= Stated task =
Look through the listing for the word "code". Copy each line that has it.

Items from a dataset
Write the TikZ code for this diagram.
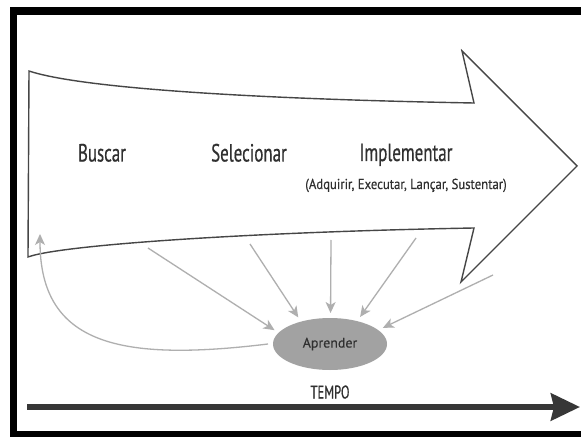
\documentclass[tikz,border=0pt]{standalone}
\usepackage{fontspec}
\setmainfont{PT Sans}
\newfontfamily\cf{PT Sans}[FakeStretch=0.68, FakeBold=0.5]
\newfontfamily\nf{PT Sans}[FakeStretch=0.88, FakeBold=0.3]
\newfontfamily\rf{PT Sans}[FakeBold=0.3]
\usetikzlibrary{arrows.meta,shapes.geometric}
\definecolor{outline}{RGB}{70,70,70}
\definecolor{txt}{RGB}{48,48,48}
\definecolor{feedc}{RGB}{175,175,175}
\definecolor{learnfill}{RGB}{162,162,162}
\definecolor{timec}{RGB}{55,55,55}
\begin{document}
\begin{tikzpicture}[x=1bp,y=-1bp,
  phase/.style={font=\cf\fontsize{25}{28}\selectfont, text=txt, inner sep=0pt, anchor=base},
  subphase/.style={font=\nf\fontsize{14.5}{16}\selectfont, text=txt, inner sep=0pt, anchor=base},
  learnnode/.style={ellipse, fill=learnfill, minimum width=114bp, minimum height=52bp, inner sep=0pt, outer sep=5bp, font=\rf\fontsize{14}{16}\selectfont, text=txt},
  timelabel/.style={font=\cf\fontsize{18.5}{20}\selectfont, text=txt, inner sep=0pt, anchor=base},
  bigarrow/.style={draw=outline, line width=1.4bp, fill=white, line join=miter},
  feed/.style={draw=feedc, line width=1.3bp, -{Stealth[length=11bp,width=10bp,inset=3bp]}},
  timearrow/.style={draw=timec, line width=6bp, -{Stealth[length=29bp,width=27bp,inset=3bp]}}
]
\useasboundingbox (0,0) rectangle (581,437);
\clip (0,0) rectangle (581,437);
\fill[white] (0,0) rectangle (581,437);
\draw[line width=7.5bp] (13.5,11) rectangle (620,434.5);

% big process arrow
\draw[bigarrow] (29,71) .. controls (80,88) and (250,99) .. (474,103)
  -- (462,51) -- (577,166) -- (461,282) -- (474,228)
  .. controls (250,232) and (60,245) .. (28,257) -- cycle;

\node[phase] (busca) at (102,161.5) {Buscar};
\node[phase] (sel) at (249,161.5) {Selecionar};
\node[phase] (impl) at (406,161) {Implementar};
\node[subphase] (implsub) at (406,189) {(Adquirir, Executar, Lançar, Sustentar)};

\node[learnnode] (learn) at (330,344) {Aprender};

\coordinate (f1) at (148,248);
\coordinate (f2) at (250,244);
\coordinate (f3) at (331,240);
\coordinate (f4) at (416,238);
\coordinate (f5) at (493,275);
\coordinate (back) at (40,234);

\draw[feed] (f1) -- (learn.166);
\draw[feed] (f2) -- (learn.140);
\draw[feed] (f3) -- (learn.89);
\draw[feed] (f4) -- (learn.42);
\draw[feed] (f5) -- (learn.17);
\draw[feed] (learn.west) .. controls (120,362) and (40,345) .. (back);

\node[timelabel] (tempo) at (330,398.5) {TEMPO};
\coordinate (t0) at (27,407);
\coordinate (t1) at (580,407);
\draw[timearrow] (t0) -- (t1);
\end{tikzpicture}
\end{document}
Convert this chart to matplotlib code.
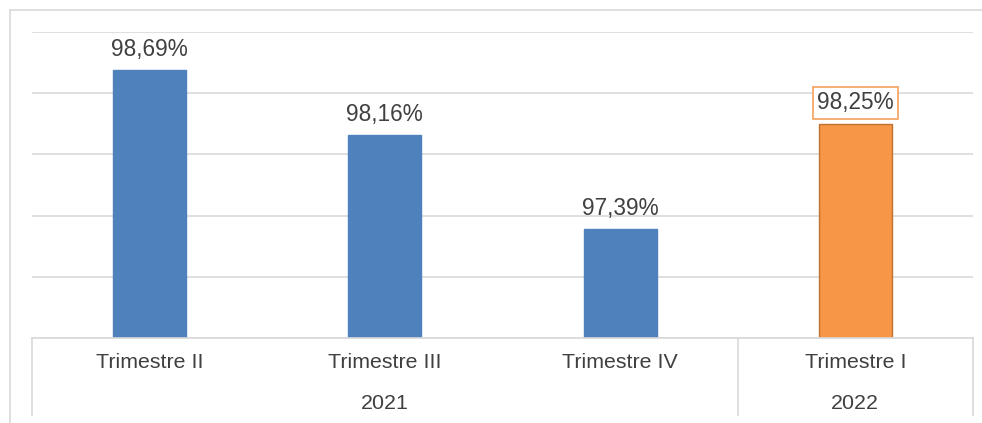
import matplotlib
matplotlib.use("Agg")
import matplotlib.pyplot as plt
from matplotlib.lines import Line2D

categories = ["Trimestre II", "Trimestre III", "Trimestre IV", "Trimestre I"]
values = [98.69, 98.16, 97.39, 98.25]
labels = ["98,69%", "98,16%", "97,39%", "98,25%"]
years = ["2021", "2022"]
year_groups = [[0, 1, 2], [3]]

plt.rcParams['font.family'] = ['Liberation Sans', 'DejaVu Sans']

W, H = 982, 423
fig = plt.figure(figsize=(W / 100, H / 100), dpi=100)
fig.patch.set_facecolor("white")

def fx(px):
    return px / W

def fy(py):
    return 1 - py / H

# outer chart border (top and left visible)
fig.add_artist(Line2D([fx(10), fx(10)], [fy(10), fy(423)], color="#d9d9d9", lw=1.2))
fig.add_artist(Line2D([fx(10), fx(982)], [fy(10), fy(10)], color="#d9d9d9", lw=1.2))

left, right, top, base = 32, 973, 32, 338
ax = fig.add_axes([fx(left), fy(base), fx(right - left), (base - top) / H])
ax.set_xlim(-0.5, 3.5)
ax.set_ylim(96.5, 99.0)
for s in ax.spines.values():
    s.set_visible(False)
ax.set_yticks([96.5, 97.0, 97.5, 98.0, 98.5, 99.0])
ax.tick_params(axis="y", left=False, labelleft=False)
ax.grid(axis="y", color="#d9d9d9", lw=1.2)
ax.set_axisbelow(True)
ax.set_xticks([])

colors = ["#4f81bd", "#4f81bd", "#4f81bd", "#f79646"]
edges = ["#4f81bd", "#4f81bd", "#4f81bd", "#c0722f"]
x = list(range(len(values)))
ax.bar(x, [v - 96.5 for v in values], bottom=96.5, width=0.31,
       color=colors, edgecolor=edges, linewidth=1.0, zorder=3)

for i, (v, lab) in enumerate(zip(values, labels)):
    kw = {}
    if i == 3:
        kw["bbox"] = dict(boxstyle="square,pad=0.2", facecolor="white",
                          edgecolor="#f4a86a", lw=1.3)
    ax.annotate(lab, (i, v), xytext=(0, 14.5 if i != 3 else 15),
                textcoords="offset points", ha="center", va="center",
                fontsize=16.3, color="#404040", **kw)

# category axis lines
tr = ax.get_xaxis_transform()
low = -(415 - base) / (base - top)
ax.plot([-0.5, 3.5], [0, 0], transform=tr, color="#d9d9d9", lw=1.2, clip_on=False, zorder=4)
for xb in [-0.5, 2.5, 3.5]:
    ax.plot([xb, xb], [0, low], transform=tr, color="#d9d9d9", lw=1.2, clip_on=False)

ylab = -(362 - base) / (base - top)
yyear = -(403 - base) / (base - top)
for i, c in enumerate(categories):
    ax.text(i, ylab, c, transform=tr, ha="center", va="center",
            fontsize=15.4, color="#404040")
for yr, grp in zip(years, year_groups):
    ax.text(sum(grp) / len(grp), yyear, yr, transform=tr, ha="center",
            va="center", fontsize=15.4, color="#404040")

fig.savefig("out.png", dpi=100)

= Finished task =
Write the TikZ code for this diagram.
Convert this chart to matplotlib code.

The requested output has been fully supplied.